Williams distribution/accumulation. This indicator searches for divergencies between an index’s or security’s volume and price flow. It is designed to help traders determine when to buy or sell. For instance, if an asset’s price hits a new low and the volume fails to make a new swing low, it is often taken as a buying indicator. You can calculate William’s Accumulation/Distribution by determining the true range high and low. The true range can either be today’s low or yesterday’s closing price, depending on the lowest figure.

Price-Based Indicators

Moving Averages (MAs)- This technical indicator computes the average of an asset’s price changes over a specific period. Doing so enables traders and technical analysts to smoothen any erroneous short-term spikes. 

Momentum. This indicator computes the rate of price changes over a given period.

Relative strength index. Swing traders often use momentum indicators because they highlight possible oscillations within a wider trend. RSI is among the most famous swing trading technical strategies used to spot potential trend oscillations. It shows whether a financial market is oversold or overbought, indicating a possible upcoming swing. 

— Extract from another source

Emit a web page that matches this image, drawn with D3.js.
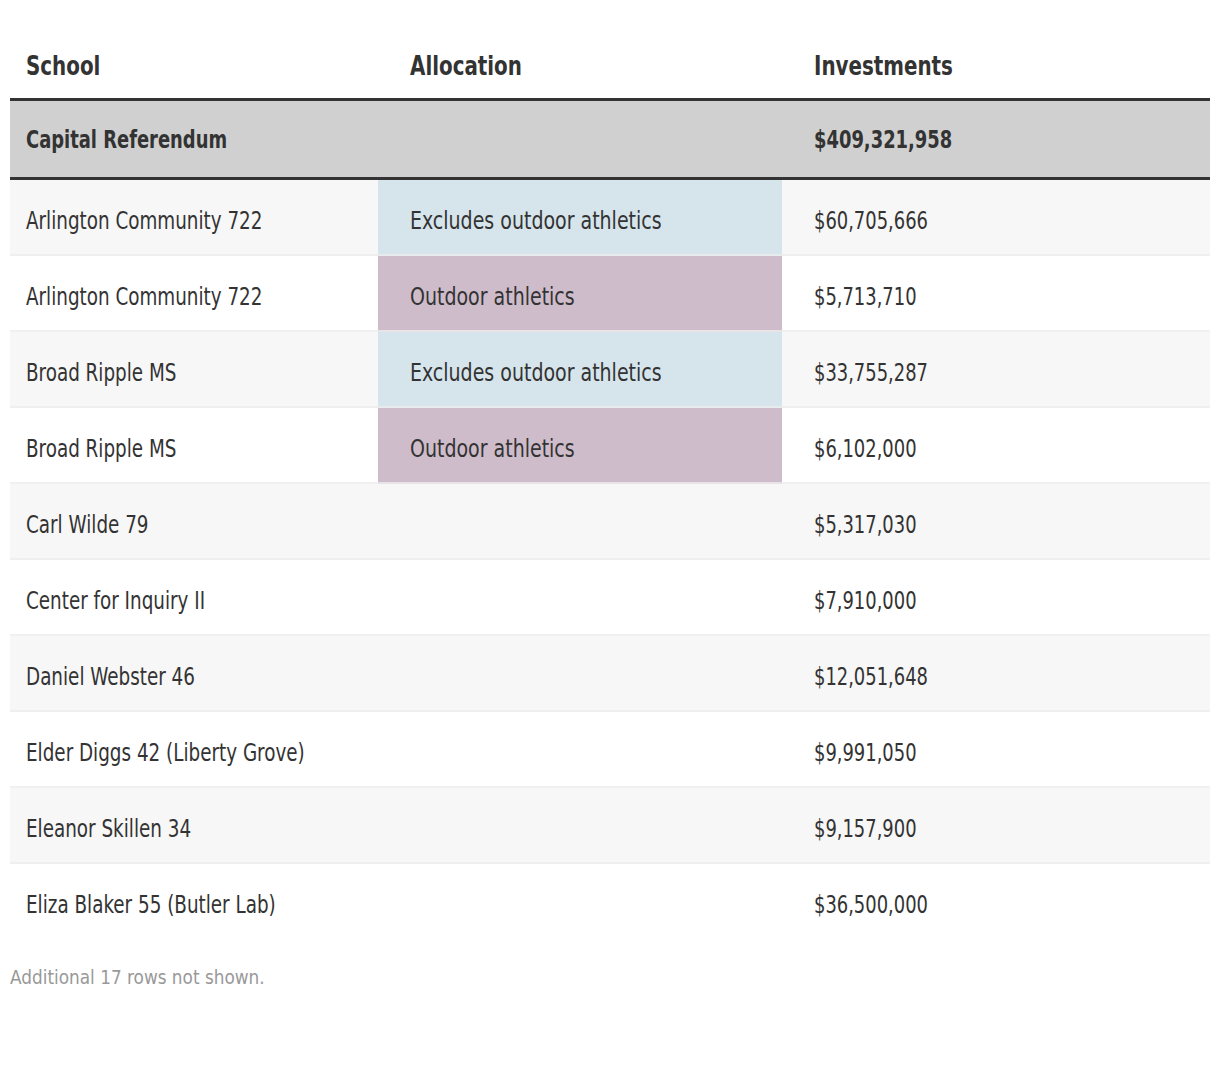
<!DOCTYPE html>
<html>
<head>
<meta charset="utf-8">
<script src="https://cdn.jsdelivr.net/npm/d3@7"></script>
<style>
  body { margin: 0; background: #fff; }
  svg text { font-family: "DejaVu Sans Condensed", "Liberation Sans Narrow", sans-serif; }
</style>
</head>
<body>
<div id="chart"></div>
<script>
// table contents
var columns = ["School", "Allocation", "Investments"];
var totalLabel = "Capital Referendum";
var totalValue = "$409,321,958";
var schools = ["Arlington Community 722", "Arlington Community 722", "Broad Ripple MS", "Broad Ripple MS",
  "Carl Wilde 79", "Center for Inquiry II", "Daniel Webster 46", "Elder Diggs 42 (Liberty Grove)",
  "Eleanor Skillen 34", "Eliza Blaker 55 (Butler Lab)"];
var allocations = ["Excludes outdoor athletics", "Outdoor athletics", "Excludes outdoor athletics", "Outdoor athletics",
  "", "", "", "", "", ""];
var investments = [60705666, 5713710, 33755287, 6102000, 5317030, 7910000, 12051648, 9991050, 9157900, 36500000];
var footnote = "Additional 17 rows not shown.";

var width = 1220, height = 1068;
var left = 10, right = 1210;
var colEdges = [10, 378, 782, 1210];
var textX = [26, 410, 814];
var squeeze = 0.85; // the font we have is wider than the original one

var svg = d3.select("#chart").append("svg")
  .attr("width", width)
  .attr("height", height);

var fmt = d3.format("$,");

var allocColor = d3.scaleOrdinal()
  .domain(["Excludes outdoor athletics", "Outdoor athletics"])
  .range(["#d6e5ec", "#cfbccb"]);

// rows
var y = d3.scaleBand()
  .domain(d3.range(schools.length))
  .range([180, 180 + 76 * schools.length]);

function label(sel, x, yy, size, bold, color, sx) {
  return sel.append("text")
    .attr("transform", "translate(" + x + "," + yy + ") scale(" + (sx || squeeze) + ",1)")
    .attr("dy", "0.35em")
    .style("font-size", size + "px")
    .style("font-weight", bold ? "bold" : "normal")
    .attr("fill", color);
}

// header
columns.forEach(function(c, i) {
  label(svg, textX[i], 66, 26, true, "#333").text(c);
});

// total row
svg.append("rect")
  .attr("x", left).attr("y", 100)
  .attr("width", right - left).attr("height", 78)
  .attr("fill", "#d0d0d0");
svg.append("rect").attr("x", left).attr("y", 98).attr("width", right - left).attr("height", 3).attr("fill", "#333");
svg.append("rect").attr("x", left).attr("y", 177).attr("width", right - left).attr("height", 3).attr("fill", "#333");
label(svg, textX[0], 140, 24, true, "#333", 0.83).text(totalLabel);
label(svg, textX[2], 140, 24, true, "#333", 0.83).text(totalValue);

var rows = svg.selectAll(".row")
  .data(schools)
  .enter().append("g")
  .attr("class", "row")
  .attr("transform", function(d, i) { return "translate(0," + y(i) + ")"; });

rows.append("rect")
  .attr("x", left).attr("width", right - left)
  .attr("height", y.bandwidth())
  .attr("fill", function(d, i) { return i % 2 == 0 ? "#f7f7f7" : "#fff"; });

rows.append("rect")
  .attr("x", colEdges[1])
  .attr("width", colEdges[2] - colEdges[1])
  .attr("height", y.bandwidth())
  .attr("fill", function(d, i) { return allocations[i] ? allocColor(allocations[i]) : "none"; });

rows.append("rect")
  .attr("x", left).attr("y", y.bandwidth() - 2)
  .attr("width", right - left).attr("height", 2)
  .attr("fill", "#ececec")
  .attr("fill-opacity", 0.8)
  .attr("display", function(d, i) { return i == schools.length - 1 ? "none" : null; });

rows.each(function(d, i) {
  var g = d3.select(this);
  label(g, textX[0], 41, 24, false, "#333").text(d);
  label(g, textX[1], 41, 24, false, "#333", 0.88).text(allocations[i]);
  label(g, textX[2], 41, 24, false, "#333", 0.83).text(fmt(investments[i]));
});

label(svg, left, 977, 20, false, "#999", 0.94).text(footnote);
</script>
</body>
</html>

RSI measures the size and number of a market’s negative and positive closes over given periods (typically 14). It is represented like an oscillator chart with numbers moving from 0 to 100. Any score above the 70-mark is considered overbought. On the other hand, anything below the 30-mark is oversold.

An overbought RSI score allows traders to go short. On the contrary, an oversold RSI opens an opportunity for traders to go long. 

Moving Average Convergence Divergence (MACD). It plots the connection between two varying moving averages. MACD is a momentum following trading indicator. 

Overlays

An overlay indicator is placed on top of an original asset price chart. Some of the best overlay indicators include:

Bollinger Bands. These bands use simple moving averages to plot two standard deviations and lines below and above them to create a range. Swing traders use Bollinger Bands as a trend reversal indicator. 

Fibonacci retracements. This technical tool is designed to monitor resistance and support levels. They’re constructed by mapping this indicator from the lows and highs of the latest trends.

Trendline. It is a sloping line formed from multiple troughs or peaks on the asset’s price chart.

Swing Trading Technical Analysis FAQ

What is the Best Indicator for Swing Trading?

There’s no specific indicator that is considered best for all trading situations. However, Moving Averages are among the most accurate and popular technical indicators. You should always understand the basics before adopting your preferred technical analysis tool.

How can I become Successful in Using Technical Indicators for Swing Trading?

There are many swing trading technical analysis books online. You can use them to learn more about how to use these tools successfully. As a swing trader, you can also undertake a free online course to study the basics of swing trading using technical analysis.

Can I Do Swing Trading Without Technical Analysis?

Yes, it’s possible to swing trade without technical analysis. Some traders rely more on fundamental analysis to trade because technical indicators are lagging in nature. This is because technical indicators analyze the previous trends rather than focusing on the future.

Final Thoughts

Technical analysis plays an essential role in swing trading. One can apply these technical indicators on nearly every trading asset, allowing them to understand how the current markets are trending. As a result, they help traders understand how the trading instrument is performing and predict how it may perform in the near future. So, do not blind trade. Use technical analysis tools to inform your trading decisions.